A group of rights activists have called on the International Olympic Committee not to award the 2022 winter Games to Beijing saying China`s human rights record had worsened since the 2008 Olympics in the Chinese capital.

Activists urge IOC not to award 2022 Olympic Games to Beijing

Berlin: A group of rights activists have called on the International Olympic Committee not to award the 2022 winter Games to Beijing saying China`s human rights record had worsened since the 2008 Olympics in the Chinese capital.

Chinese, Uighur, Mongolian and Tibetan activists said in an open letter to the IOC it should not "make the same mistake" by awarding the Olympics to Beijing as there was no improvement of human rights in the country since.

The Chinese capital and Kazakhstan`s Almaty are the only bidders for the winter Olympics in seven years time, with the IOC electing the winner at its session in Kuala Lumpur, Malaysia, next week.

Should Beijing win it would be the first city to have been awarded both summer and winter Olympics.

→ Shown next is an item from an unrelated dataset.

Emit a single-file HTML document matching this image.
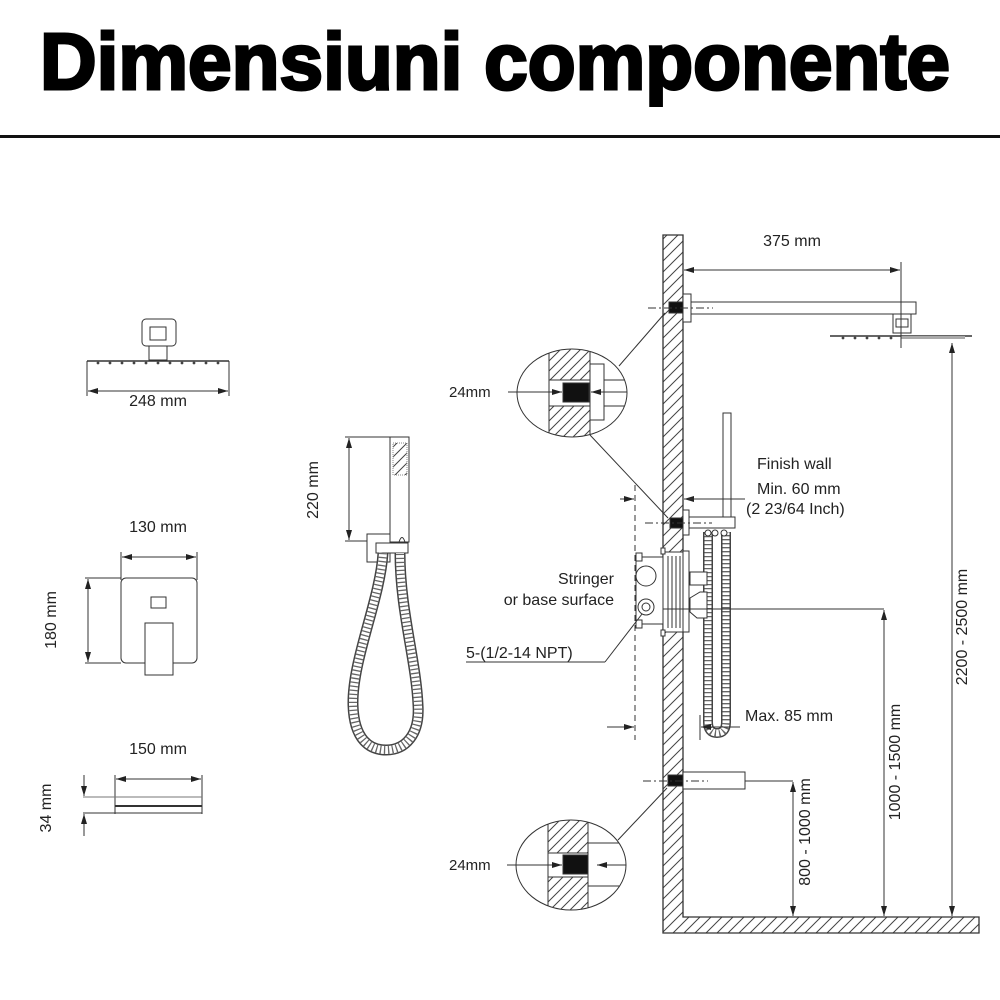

"We hope that you are aware by now that the 2008 Beijing Games did nothing to alleviate human rights abuses in China or enhance freedom," they said in the letter.

"In fact the situation now in 2015 is far worse than when those Games were awarded in 2001."

It was signed by the president of the World Uighur Congress, the director of the Southern Mongolian Human Rights Information Center, the president of Initiatives for China and a Tibetan rights activist.

Tibetan parts of China experienced a wave of violent anti-Chinese protests in 2008. Rights groups said the Games were marked by forced evictions - claims angrily dismissed at the time by the government - and other abuses.

The IOC has said it is not a political organisation that can interfere in domestic matters of a sovereign state but has insisted the Games are a force for good.

"Until the leaders of the Chinese Communist Party are prepared to reform and recognise the inherent rights of all people, they should not be awarded the honour of another Olympics," the group said in their letter.

"The IOC must recognise that the Olympic spirit and the reputation of the Olympic Games will suffer further damage if the worsening human rights crisis in China is simply ignored."

Beijing denies accusations by human rights groups that it restricts religious freedoms including that of Uighurs.

It blames Islamist militants for a rise in violent attacks in Xinjiang in the past three years in which hundreds have died.

In June several Tibetans disrupted Beijing`s 2022 Games bid presentation to the IOC by staging a protest inside and outside the hotel where the meeting was taking place.

China has ruled Tibet with an iron fist since troops "peacefully liberated" the region in 1950.